In general, it's better to use numel instead of length to find the number of elements in a vector. Not only is it more robust, it's also a lot faster for large vectors.
You are not using i and j as variables. Good!

Vectorization

You can achieve this quite simply using a combination of sortrows and unique.

There is one important thing you should know first: When calling unique with two outputs, the first will give you the unique values, while the second output will give you the index of the last instance of the element.
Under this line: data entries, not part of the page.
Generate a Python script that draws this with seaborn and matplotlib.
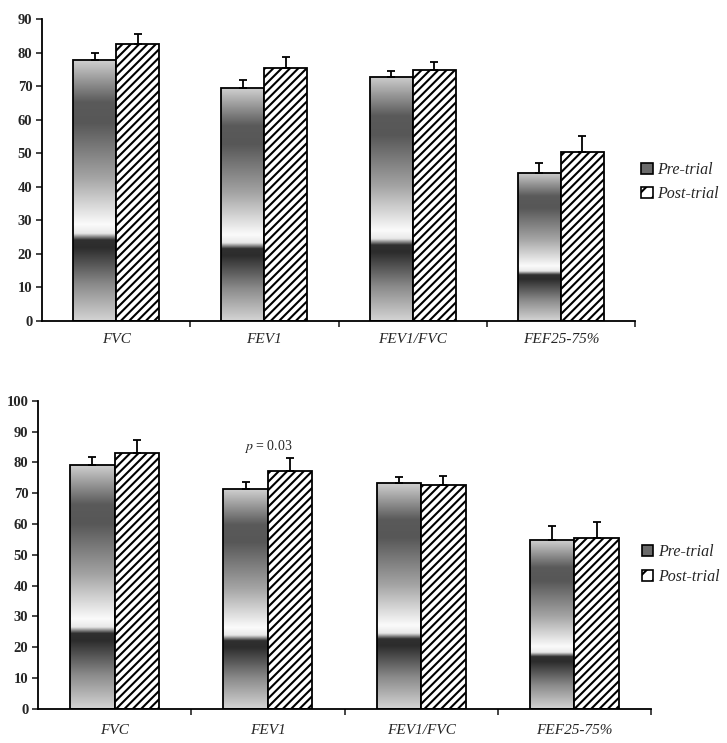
import numpy as np
import pandas as pd
import matplotlib
matplotlib.use("Agg")
import matplotlib.pyplot as plt
from matplotlib.colors import LinearSegmentedColormap
from matplotlib.patches import Patch
import seaborn as sns

categories = ["FVC", "FEV1", "FEV1/FVC", "FEF25-75%"]
groups = ["Pre-trial", "Post-trial"]

top_pre = [77.7, 69.4, 72.8, 44.2]
top_post = [82.7, 75.4, 74.7, 50.5]
top_pre_err = [2.3, 2.4, 1.7, 2.8]
top_post_err = [2.8, 3.2, 2.6, 4.7]

bot_pre = [79.0, 71.2, 73.2, 54.8]
bot_post = [82.9, 77.3, 72.6, 55.3]
bot_pre_err = [2.6, 2.5, 2.1, 4.4]
bot_post_err = [4.4, 4.0, 2.9, 5.2]

annotation_text = "$p$ = 0.03"

sns.set_style("ticks")
plt.rcParams["font.family"] = ["Liberation Serif", "DejaVu Serif"]
plt.rcParams["mathtext.fontset"] = "stix"
plt.rcParams["hatch.linewidth"] = 1.5

grad_cmap = LinearSegmentedColormap.from_list(
    "bargrad",
    [(0.0, "#d4d4d4"), (0.14, "#8a8a8a"), (0.28, "#2c2c2c"), (0.31, "#303030"),
     (0.335, "#e8e8e8"), (0.37, "#fbfbfb"), (0.55, "#a4a4a4"), (0.76, "#575757"),
     (0.84, "#5a5a5a"), (1.0, "#cfcfcf")])
grad = np.linspace(0, 1, 512).reshape(-1, 1)

fig = plt.figure(figsize=(7.27, 7.43), dpi=100)
ax_top = fig.add_axes([0.0578, 0.568, 0.8157, 0.4064])
ax_bot = fig.add_axes([0.0523, 0.0458, 0.8432, 0.4149])


def draw(ax, pre, post, pre_err, post_err, ymax, label_pad, leg_anchor):
    df = pd.DataFrame({
        "Parameter": categories * 2,
        "Time": [groups[0]] * 4 + [groups[1]] * 4,
        "Value": list(pre) + list(post),
    })
    sns.barplot(data=df, x="Parameter", y="Value", hue="Time", order=categories,
                hue_order=groups, width=0.58, errorbar=None, legend=False,
                edgecolor="black", linewidth=1.3, ax=ax,
                palette={groups[0]: "#888888", groups[1]: "white"})
    pre_bars = ax.containers[0]
    post_bars = ax.containers[1]
    for p in pre_bars.patches:
        x0, w, h = p.get_x(), p.get_width(), p.get_height()
        p.set_facecolor("none")
        im = ax.imshow(grad, cmap=grad_cmap, extent=[x0, x0 + w, 0, h],
                       origin="lower", aspect="auto", zorder=0.9,
                       interpolation="bilinear", vmin=0, vmax=1)
        im.set_clip_path(p)
    for p in post_bars.patches:
        p.set_facecolor("white")
        p.set_hatch("////")
    for bars, vals, errs in ((pre_bars, pre, pre_err), (post_bars, post, post_err)):
        xs = [p.get_x() + p.get_width() / 2 for p in bars.patches]
        ax.errorbar(xs, vals, yerr=[np.zeros(len(errs)), errs], fmt="none",
                    ecolor="black", elinewidth=1.3, capsize=3, capthick=1.3, zorder=3)
    ax.set_xlim(-0.5, 3.5)
    ax.set_ylim(0, ymax)
    ax.set_yticks(np.arange(0, ymax + 1, 10))
    ax.set_xticks(range(4))
    ax.set_xticklabels(categories, style="italic", fontsize=11)
    ax.set_xticks([0.5, 1.5, 2.5, 3.5], minor=True)
    ax.tick_params(axis="x", which="major", length=0, pad=label_pad)
    ax.tick_params(axis="x", which="minor", length=4, width=1.2, direction="out")
    ax.tick_params(axis="y", length=4, width=1.2, direction="out", pad=3)
    for t in ax.get_yticklabels():
        t.set_fontweight("bold")
        t.set_fontsize(10.5)
    ax.set_xlabel("")
    ax.set_ylabel("")
    sns.despine(ax=ax)
    for s in ("left", "bottom"):
        ax.spines[s].set_linewidth(1.3)
        ax.spines[s].set_color("black")
    handles = [Patch(facecolor="#6a6a6a", edgecolor="black", linewidth=1.2),
               Patch(facecolor="white", edgecolor="black", hatch="//", linewidth=1.2)]
    ax.legend(handles, groups, loc="center left", bbox_to_anchor=leg_anchor,
              frameon=False, handlelength=0.7, handleheight=0.7, handletextpad=0.3,
              labelspacing=0.55, prop={"style": "italic", "size": 11.5},
              borderaxespad=0)


draw(ax_top, top_pre, top_post, top_pre_err, top_post_err, 90, 9, (1.0, 0.46))
draw(ax_bot, bot_pre, bot_post, bot_pre_err, bot_post_err, 100, 11, (0.975, 0.468))

ax_bot.text(1.0, 85.3, annotation_text, ha="center", va="center", fontsize=10)

fig.savefig("out.png", dpi=100)
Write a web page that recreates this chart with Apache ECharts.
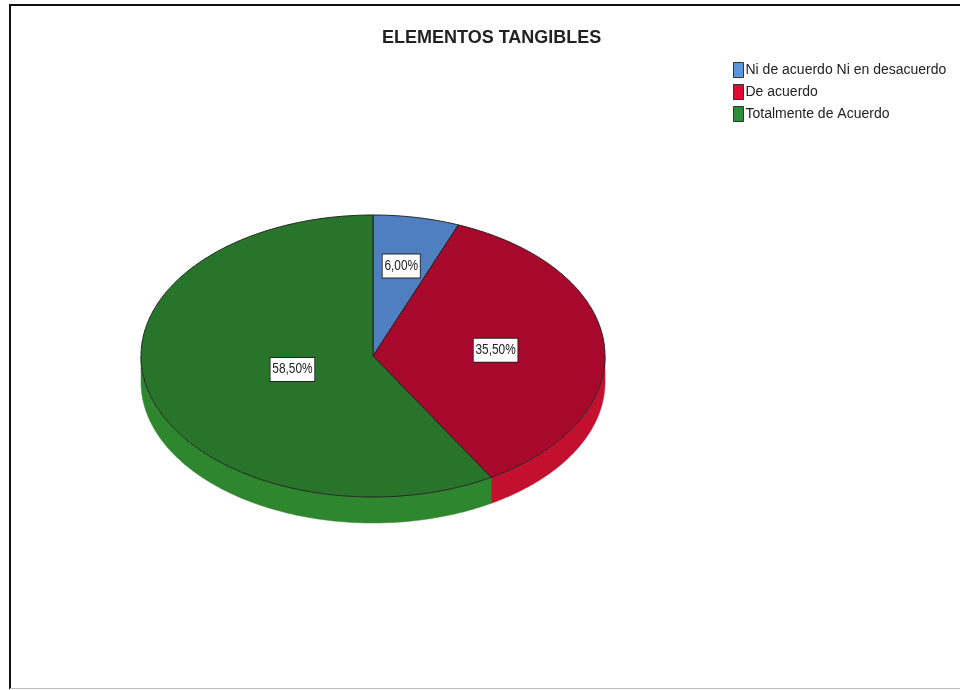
<!DOCTYPE html>
<html>
<head>
<meta charset="utf-8">
<script src="https://cdn.jsdelivr.net/npm/echarts@6/dist/echarts.min.js"></script>
<style>
  html, body { margin: 0; padding: 0; background: #fff; }
  #chart { width: 960px; height: 690px; }
</style>
</head>
<body>
<div id="chart"></div>
<script>
// ---- data ----
const chartTitle = 'ELEMENTOS TANGIBLES';
const categories = ['Ni de acuerdo Ni en desacuerdo', 'De acuerdo', 'Totalmente de Acuerdo'];
const percentages = [6.00, 35.50, 58.50];

// ---- styles ----
const topColors = ['#4f7fc0', '#a8082b', '#28742a'];
const sideColors = ['#4a78b5', '#c4102f', '#2e872e'];
const legendColors = ['#5b95dc', '#de0a30', '#2e8b38'];
const labelRadius = [0.65, 0.53, 0.36];
const FONT = '"Liberation Sans", Arial, sans-serif';

const geom = { cx: 373, cy: 356, rx: 232, ry: 141, depth: 26 };

function pt(theta, dy) {
  return [geom.cx + geom.rx * Math.sin(theta), geom.cy - geom.ry * Math.cos(theta) + (dy || 0)];
}
function arc(a1, a2, dy) {
  const pts = [];
  const n = Math.max(2, Math.ceil(Math.abs(a2 - a1) / (Math.PI / 360)));
  for (let i = 0; i <= n; i++) pts.push(pt(a1 + (a2 - a1) * i / n, dy));
  return pts;
}
const total = percentages.reduce((a, b) => a + b, 0);

function fmt(v) { return v.toFixed(2).replace('.', ',') + '%'; }

function renderSlice(params, api) {
  const idx = params.seriesIndex;
  let before = 0;
  for (let i = 0; i < idx; i++) before += percentages[i];
  const v = api.value(0);
  const start = before / total * Math.PI * 2;
  const end = (before + v) / total * Math.PI * 2;
  const children = [];
  // side (front half only)
  const s1 = Math.max(start, Math.PI / 2), s2 = Math.min(end, Math.PI * 1.5);
  if (s1 < s2) {
    const pts = arc(s1, s2, 0).concat(arc(s2, s1, geom.depth));
    children.push({
      type: 'polygon', z2: 1,
      shape: { points: pts },
      style: { fill: sideColors[idx], stroke: sideColors[idx], lineWidth: 0.5 }
    });
  }
  // top face
  const topPts = [[geom.cx, geom.cy]].concat(arc(start, end, 0));
  children.push({
    type: 'polygon', z2: 10,
    shape: { points: topPts },
    style: { fill: topColors[idx], stroke: '#222', lineWidth: 1 }
  });
  // label
  const mid = (start + end) / 2;
  const f = labelRadius[idx];
  children.push({
    type: 'text', z2: 20,
    x: geom.cx + geom.rx * f * Math.sin(mid),
    y: geom.cy - geom.ry * f * Math.cos(mid),
    scaleX: 0.85,
    style: {
      text: fmt(v), fill: '#222', font: '14px ' + FONT,
      align: 'center', verticalAlign: 'middle',
      backgroundColor: '#fff', borderColor: '#222', borderWidth: 1,
      padding: [5, 2, 4, 2]
    }
  });
  return { type: 'group', children: children };
}

const series = categories.map((name, i) => ({
  type: 'custom', name: name,
  coordinateSystem: 'none',
  itemStyle: { color: legendColors[i] },
  data: [[percentages[i]]],
  renderItem: renderSlice,
  silent: true
}));

const chart = echarts.init(document.getElementById('chart'), null, { renderer: 'canvas' });
chart.setOption({
  animation: false,
  backgroundColor: '#fff',
  title: {
    text: chartTitle, left: 377, top: 24,
    textStyle: { fontSize: 18, fontWeight: 'bold', color: '#222', fontFamily: FONT }
  },
  legend: {
    orient: 'vertical', left: 728, top: 57,
    itemWidth: 10, itemHeight: 15, itemGap: 6,
    icon: 'rect',
    selectedMode: false,
    textStyle: { fontSize: 14, color: '#222', fontFamily: FONT, padding: [0, 0, 0, -3] },
    data: categories.map((n, i) => ({ name: n, itemStyle: { color: legendColors[i], borderColor: '#333', borderWidth: 1 } }))
  },
  graphic: [
    { type: 'line', shape: { x1: 10, y1: 5, x2: 960, y2: 5 }, style: { stroke: '#111', lineWidth: 2 } },
    { type: 'line', shape: { x1: 10, y1: 4, x2: 10, y2: 689 }, style: { stroke: '#111', lineWidth: 2 } },
    { type: 'line', shape: { x1: 10, y1: 688.5, x2: 960, y2: 688.5 }, style: { stroke: '#bbb', lineWidth: 1 } }
  ],
  series: series
});
</script>
</body>
</html>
You want the row with the largest value in the first column for each unique date. What you can do then is sort the rows of the matrix based on the values in the first column in ascending order. Then, you use unique on the last column to find the last instance of each date. Now, you can use the sorted matrix and the indices of the unique dates to find your final output matrix:

B = sortrows(A); % Sort the column based on the values in the first column
[~, ia] = unique(B(:,4)); % Find the last instance of each unique date
B(ia,:) % Use those indices in the sorted matrix to get the final output
ans =
 169 700 950 20160326
 182 700 950 20160327
 169 700 950 20160328
 3049 700 950 20160331
 169 700 950 20160401

syb0rg syb0rg 21.9k10 gold badges113 silver badges192 bronze badges · Answer 1 · 2016-07-08 14:39:15Z

A few notes: (I implemented this in Octave, so there may be differences between my code and a proper Matlab implementation, but there shouldn't be).

First we care about only unique dates, right? So lets grab indices for their groupings. I'm assuming this original data is stored in the matrix A.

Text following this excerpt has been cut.